Meeting up with Iso and Princeling for a coffee and and walk this morning, I took a jar each of the summer's red mirabelle jam and the aforementioned marmalade, and a card. The small boy nosed in the bag, and showed no disappointment that it wasn't anything he could enjoy right away; he stroked the glossy wrapping paper tops I put on the jam jars to his face and kissed the card when his mum showed him the message inside. The toy shop with the old fashioned pedal cars next door was still a draw, however, so I left Iso and Tom to finish their coffee and took him in with an offer to buy him a Christmas present.
He was very good, not demanding or acquisitive at all, and seemed mostly happy to look and pick up and move on, and uncertain about choosing. The rather expensive wooden toys that one always suspects are designed as much for adults' aesthetic sense as a child's amusement got a cursory once over, but anyway seemed too young and simple for him now. Better were the realistic and detailed good quality plastic models of animals and figures. Dinosaurs were popular of course, but also a rather horrid skeletal dragon, and zoo type animals; farmyard horses, cattle elicited little interest. In the end he settled happily for a clear oblong plastic tube with a collection of small zoo animals in it. which seemed particularly satisfying because it had a small elephant like the big one he'd picked up from the shelf.
He bore it proudly back to the café, but cheerfully refrained from opening it when the offer of a walk round the park was made. Once there, he still wanted to carry the new toys, but on seeing the things to climb on and space to run in, he laid the tube carefully on a low wall, rushed off and forgot all about it. Tom picked it up and slipped it into his coat pocket for safe keeping, but didn't say anything.
Half way around the lake, a good half kilometer on he looked up and asked 'Dinosaurs?'. No, said his mum, your dinosaurs are at home. But something was clearly dawning on him.
'Do you mean your animals you had?' I asked. He nodded.
'What did you do with them? Did you leave them on the wall?'
His arm went up, pointing across the lake, and a three-year-old's knowledge of time and distance slowly began to make a desolation of his face. There was no petulance, no peremptory fix-things-for-me-now demand, just a growing awareness that he had made a mistake, brought down a loss on himself and there might be no undoing it, it might be too late. He began to crumple, held out his arms toward his mother and went to bury his face in her body.
This all took place in the second or two it took for Tom to take the tube out of his pocket, and hold it out to him.
The clouds cleared from the face of the sun, but he walked along beside Tom for a moment or two and looked up at him from under his eyebrows with a look which was part gratitude, part embarrassment, and just the merest smidgin of mistrust.

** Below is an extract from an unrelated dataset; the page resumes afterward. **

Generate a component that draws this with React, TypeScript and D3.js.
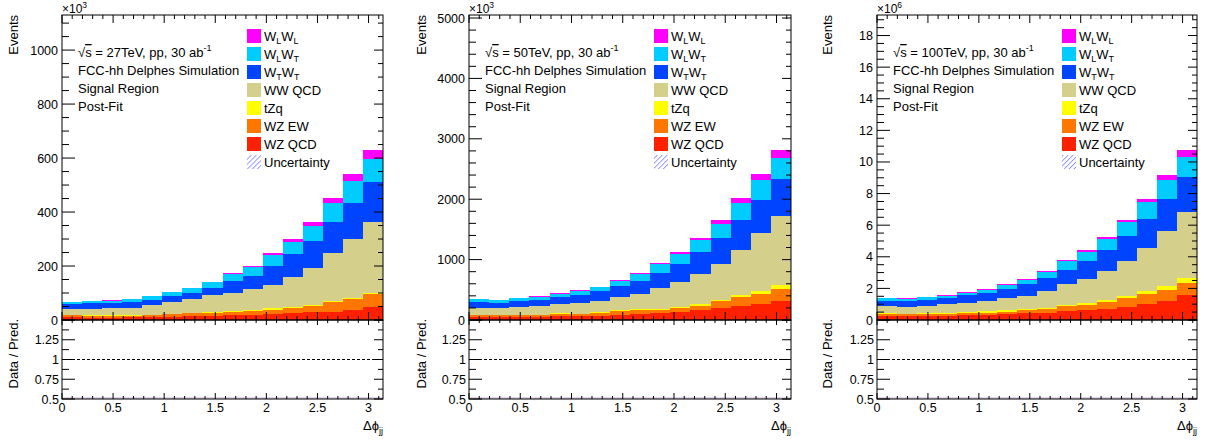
import React, { useEffect, useRef } from "react";
import * as d3 from "d3";

// stack order, bottom to top
const KEYS = ["wzqcd", "wzew", "tzq", "wwqcd", "wtwt", "wlwt", "wlwl"];

const COLORS: Record<string, string> = {
  wlwl: "#ff00ff",
  wlwt: "#00ccff",
  wtwt: "#0044ff",
  wwqcd: "#d4cf8a",
  tzq: "#ffff00",
  wzew: "#ff7700",
  wzqcd: "#ff2000",
};

const NBINS = 16;

// sqrt(s) = 27 TeV, events x10^3
const wzqcd27 = [10, 9, 9, 10, 10, 12, 15, 16, 18, 20, 23, 25, 28, 31, 37, 49];
const wzew27 = [7, 7, 7, 6, 7, 9, 10, 11, 10, 13, 15, 19, 25, 34, 40, 46];
const tzq27 = [1, 1, 1, 1, 1, 1, 2, 3, 4, 4, 5, 5, 4, 5, 4, 5];
const wwqcd27 = [22, 24, 26, 29, 38, 43, 50, 61, 69, 77, 88, 109, 137, 177, 220, 264];
const wtwt27 = [19, 21, 20, 19, 18, 24, 22, 29, 45, 50, 69, 86, 97, 116, 134, 147];
const wlwt27 = [7, 7, 9, 11, 14, 14, 19, 19, 24, 31, 40, 46, 57, 69, 79, 85];
const wlwl27 = [2, 2, 2, 2, 2, 2, 2, 3, 3, 5, 7, 10, 16, 19, 28, 34];

// sqrt(s) = 50 TeV, events x10^3
const wzqcd50 = [55, 50, 55, 55, 61, 66, 66, 83, 94, 116, 127, 166, 199, 237, 265, 320];
const wzew50 = [28, 27, 28, 28, 33, 28, 44, 60, 66, 55, 72, 71, 110, 138, 165, 193];
const tzq50 = [5, 5, 5, 5, 16, 11, 17, 17, 17, 17, 22, 28, 22, 33, 56, 66];
const wwqcd50 = [105, 111, 122, 138, 155, 182, 188, 215, 253, 336, 403, 497, 596, 751, 949, 1143];
const wtwt50 = [99, 88, 105, 105, 110, 121, 160, 188, 216, 260, 309, 369, 425, 497, 552, 607];
const wlwt50 = [48, 42, 47, 53, 63, 74, 67, 87, 116, 137, 165, 193, 237, 287, 336, 353];
const wlwl50 = [8, 8, 8, 8, 9, 9, 10, 12, 11, 17, 28, 28, 61, 71, 100, 127];

// sqrt(s) = 100 TeV, events x10^6
const wzqcd100 = [0.27, 0.25, 0.25, 0.27, 0.32, 0.34, 0.38, 0.42, 0.46, 0.59, 0.61, 0.7, 0.82, 1.01, 1.2, 1.56];
const wzew100 = [0.11, 0.11, 0.13, 0.11, 0.12, 0.12, 0.15, 0.19, 0.22, 0.27, 0.34, 0.42, 0.55, 0.64, 0.7, 0.8];
const tzq100 = [0.04, 0.04, 0.04, 0.06, 0.07, 0.09, 0.08, 0.11, 0.1, 0.09, 0.1, 0.15, 0.17, 0.19, 0.25, 0.32];
const wwqcd100 = [0.47, 0.44, 0.49, 0.55, 0.59, 0.63, 0.76, 0.82, 1.06, 1.33, 1.54, 1.85, 2.22, 2.74, 3.5, 4.16];
const wtwt100 = [0.33, 0.34, 0.36, 0.4, 0.46, 0.53, 0.59, 0.72, 0.82, 0.88, 1.14, 1.31, 1.56, 1.81, 2.01, 2.21];
const wlwt100 = [0.16, 0.16, 0.18, 0.16, 0.18, 0.22, 0.26, 0.29, 0.39, 0.56, 0.6, 0.67, 0.86, 1.06, 1.22, 1.27];
const wlwl100 = [0.03, 0.03, 0.03, 0.03, 0.03, 0.03, 0.04, 0.04, 0.05, 0.06, 0.08, 0.13, 0.17, 0.21, 0.32, 0.42];

const X_TICK_LABELS = ["0", "0.5", "1", "1.5", "2", "2.5", "3"];
const RATIO_TICK_LABELS = ["0.5", "0.75", "1", "1.25"];

// legend rows, top to bottom: [key, main, sub, main, sub]
const LEGEND = [
  ["wlwl", "W", "L", "W", "L"],
  ["wlwt", "W", "L", "W", "T"],
  ["wtwt", "W", "T", "W", "T"],
  ["wwqcd", "WW QCD"],
  ["tzq", "tZq"],
  ["wzew", "WZ EW"],
  ["wzqcd", "WZ QCD"],
  ["unc", "Uncertainty"],
];

const PANELS = [
  {
    energy: "27", exp: "3", yMax: 1130, major: 200, minor: 50,
    x0: 62, x1: 383, titleX: 18,
    series: { wzqcd: wzqcd27, wzew: wzew27, tzq: tzq27, wwqcd: wwqcd27, wtwt: wtwt27, wlwt: wlwt27, wlwl: wlwl27 },
  },
  {
    energy: "50", exp: "3", yMax: 5050, major: 1000, minor: 200,
    x0: 469, x1: 791, titleX: 426,
    series: { wzqcd: wzqcd50, wzew: wzew50, tzq: tzq50, wwqcd: wwqcd50, wtwt: wtwt50, wlwt: wlwt50, wlwl: wlwl50 },
  },
  {
    energy: "100", exp: "6", yMax: 19.3, major: 2, minor: 0.5,
    x0: 877, x1: 1197, titleX: 832,
    series: { wzqcd: wzqcd100, wzew: wzew100, tzq: tzq100, wwqcd: wwqcd100, wtwt: wtwt100, wlwt: wlwt100, wlwl: wlwl100 },
  },
];

const TOP = 15;
const MID = 320;
const BOTTOM = 399;
const FS = 13;

function Panel({ cfg }: { cfg: any }) {
  const gRef = useRef<SVGGElement>(null);

  useEffect(() => {
    const g = d3.select(gRef.current);
    g.selectAll("*").remove();
    const { x0, x1 } = cfg;

    // scales
    const xScale = d3.scaleLinear().domain([0, Math.PI]).range([x0, x1]);
    const yScale = d3.scaleLinear().domain([0, cfg.yMax]).range([MID, TOP]);
    const rScale = d3.scaleLinear().domain([0.5, 1.5]).range([BOTTOM, MID]);
    const edge = (i: number) => xScale((i * Math.PI) / NBINS);

    const rows = d3.range(NBINS).map((i) => {
      const r: any = { bin: i };
      KEYS.forEach((k) => (r[k] = cfg.series[k][i]));
      return r;
    });
    const layers = d3.stack().keys(KEYS).order(d3.stackOrderNone)(rows);

    // stacked histogram
    g.append("g")
      .selectAll("g")
      .data(layers)
      .join("g")
      .attr("fill", (l: any) => COLORS[l.key])
      .selectAll("rect")
      .data((l: any) => l)
      .join("rect")
      .attr("x", (d: any) => edge(d.data.bin))
      .attr("width", (d: any) => edge(d.data.bin + 1) - edge(d.data.bin))
      .attr("y", (d: any) => yScale(d[1]))
      .attr("height", (d: any) => yScale(d[0]) - yScale(d[1]))
      .attr("shape-rendering", "crispEdges");

    // ratio pad: nominal line
    g.append("line")
      .attr("x1", x0).attr("x2", x1)
      .attr("y1", rScale(1)).attr("y2", rScale(1))
      .attr("stroke", "#000").attr("stroke-dasharray", "3,2");
    g.append("line")
      .attr("x1", x0).attr("x2", x1)
      .attr("y1", BOTTOM - 1).attr("y2", BOTTOM - 1)
      .attr("stroke", "#c9a6d6");

    const ticks = g.append("g").attr("stroke", "#000").attr("stroke-width", 1);
    const vline = (x: number, ya: number, yb: number) =>
      ticks.append("line").attr("x1", x).attr("x2", x).attr("y1", ya).attr("y2", yb);
    const hline = (y: number, xa: number, xb: number) =>
      ticks.append("line").attr("x1", xa).attr("x2", xb).attr("y1", y).attr("y2", y);

    // x ticks, every 0.1
    d3.range(32).forEach((i) => {
      const x = xScale(i / 10);
      const maj = i % 5 === 0;
      vline(x, MID, MID - (maj ? 8 : 4));
      vline(x, TOP, TOP + (maj ? 8 : 4));
      vline(x, BOTTOM, BOTTOM - (maj ? 6 : 3));
      vline(x, MID, MID + (maj ? 5 : 3));
    });

    // y ticks, top pad
    const nMinor = Math.floor(cfg.yMax / cfg.minor + 1e-9);
    const per = Math.round(cfg.major / cfg.minor);
    d3.range(nMinor + 1).forEach((i) => {
      const y = yScale(i * cfg.minor);
      const maj = i % per === 0;
      hline(y, x0, x0 + (maj ? 13 : 7));
      hline(y, x1, x1 - (maj ? 9 : 5));
    });

    // y ticks, ratio pad
    d3.range(9).forEach((i) => {
      const y = rScale(0.5 + i * 0.125);
      const maj = i % 2 === 0;
      hline(y, x0, x0 + (maj ? 13 : 7));
      hline(y, x1, x1 - (maj ? 9 : 5));
    });

    // frames
    g.append("rect")
      .attr("x", x0).attr("y", TOP).attr("width", x1 - x0).attr("height", MID - TOP)
      .attr("fill", "none").attr("stroke", "#000");
    g.append("rect")
      .attr("x", x0).attr("y", MID).attr("width", x1 - x0).attr("height", BOTTOM - MID)
      .attr("fill", "none").attr("stroke", "#000");

    const labels = g.append("g").attr("fill", "#000").attr("font-size", 12.5);

    // y labels
    d3.range(Math.floor(cfg.yMax / cfg.major + 1e-9) + 1).forEach((i) => {
      labels.append("text")
        .attr("x", x0 - 4).attr("y", yScale(i * cfg.major)).attr("dy", "0.36em")
        .attr("text-anchor", "end")
        .text(String(+(i * cfg.major).toFixed(3)));
    });
    RATIO_TICK_LABELS.forEach((t) => {
      labels.append("text")
        .attr("x", x0 - 3).attr("y", rScale(+t)).attr("dy", "0.36em")
        .attr("text-anchor", "end").text(t);
    });
    X_TICK_LABELS.forEach((t) => {
      labels.append("text")
        .attr("x", xScale(+t)).attr("y", 412)
        .attr("text-anchor", "middle").text(t);
    });

    // exponent
    const ex = labels.append("text").attr("x", x0).attr("y", 13).attr("font-size", 12);
    ex.append("tspan").text("\u00d710");
    ex.append("tspan").attr("font-size", 8.5).attr("dy", -5).text(cfg.exp);

    // axis titles
    labels.append("text")
      .attr("transform", `translate(${cfg.titleX},${TOP}) rotate(-90)`)
      .attr("text-anchor", "end").attr("font-size", FS).text("Events");
    labels.append("text")
      .attr("transform", `translate(${cfg.titleX},${MID - 1}) rotate(-90)`)
      .attr("text-anchor", "end").attr("font-size", FS).text("Data / Pred.");
    const xt = labels.append("text")
      .attr("x", x1).attr("y", 430).attr("text-anchor", "end").attr("font-size", FS)
      .attr("fill", "#000");
    xt.append("tspan").attr("fill", "#000").text("\u0394\u03d5");
    xt.append("tspan").attr("fill", "#000").attr("font-size", 9).attr("dy", 4).text("jj");

    // info text
    const info = g.append("g").attr("font-size", FS).attr("fill", "#000");
    const t0 = info.append("text").attr("x", x0 + 16).attr("y", 57);
    t0.append("tspan").text("\u221a");
    t0.append("tspan").style("text-decoration", "overline").text("s");
    t0.append("tspan").text(` = ${cfg.energy}TeV, pp, 30 ab`);
    t0.append("tspan").attr("font-size", 9).attr("dy", -6).text("-1");
    ["FCC-hh Delphes Simulation", "Signal Region", "Post-Fit"].forEach((s, i) => {
      info.append("text").attr("x", x0 + 16).attr("y", 75 + 18 * i).text(s);
    });

    // legend
    const leg = g.append("g").attr("font-size", FS).attr("fill", "#000");
    LEGEND.forEach((row, i) => {
      const cy = 36 + 18 * i;
      leg.append("rect")
        .attr("x", x0 + 185).attr("y", cy - 7).attr("width", 14).attr("height", 14)
        .attr("fill", row[0] === "unc" ? "url(#hatch)" : COLORS[row[0]]);
      const t = leg.append("text").attr("x", x0 + 202).attr("y", cy + 5);
      if (row.length === 5) {
        t.append("tspan").text(row[1]);
        t.append("tspan").attr("font-size", 9).attr("dy", 3).text(row[2]);
        t.append("tspan").attr("dy", -3).text(row[3]);
        t.append("tspan").attr("font-size", 9).attr("dy", 3).text(row[4]);
      } else {
        t.text(row[1]);
      }
    });
  }, [cfg]);

  return <g ref={gRef} />;
}

export default function App() {
  return (
    <svg
      width={1205}
      height={444}
      style={{ position: "absolute", left: 0, top: 0, background: "#fff" }}
      fontFamily="'Liberation Sans', Arial, Helvetica, sans-serif"
    >
      <defs>
        <pattern id="hatch" width="3.5" height="3.5" patternUnits="userSpaceOnUse" patternTransform="rotate(45)">
          <line x1="0" y1="0" x2="0" y2="3.5" stroke="#5b5bff" strokeWidth="1.2" />
        </pattern>
      </defs>
      <rect width={1205} height={444} fill="#fff" />
      {PANELS.map((p) => (
        <Panel key={p.energy} cfg={p} />
      ))}
    </svg>
  );
}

The mention of the word 'bletted' the other day introduced the subject of medlars. Every week I drive past a medlar tree, which has been dropping quite large quantities of the fruit, which with the early frosts and snows, I surmised might be in the required, half-rotted state for consumption. Today I stopped and picked a couple up - it belongs to a private house but it looked as if no one was collecting it, the dropped fruit was on the road side, and the place looked fairly deserted anyway. I was merely curious, frankly the idea of eating giant rotted rosehips seemed a fairly unattractive one. But I brought them home, checked 'Food for Free' and on its instructions, scooped out the brown squishy flesh, a surprisingly large amount, mixed it with a little cream, and ate it just so. The verdict: absolutely delicious. I may have to go back and knock on the door.
Also, when googling to learn more, I found a rather smashing blog of an aficionado of the fruit ( and more besides), called Medlar Comfits ( the link to a post with the eponymous recipe).
As you see, they don't look much, but that only goes to show. Incidentally, shown above also, the smallest wooden-handled knife, a kitchen favourite which dates from a trip to the Loire Valley about 15 years ago, where I bought it to cut up mushrooms grown in caves there. It is very fine and sharpens well.
While we're on strange fruit, don't bother with these.
I think they're called horny melons ( OK, maybe I am angling for stats from sad people googling...). They look interesting but taste like mildly fruity frogspawn. Not very nice.
Finally, poinsettia. I've never had one of these before. They are a kind of euphorbia, or spurge. I like things like this and hydrangeas, with leaves that pretend to be flowers. I think I may have killed it with over-watering. Mea culpa.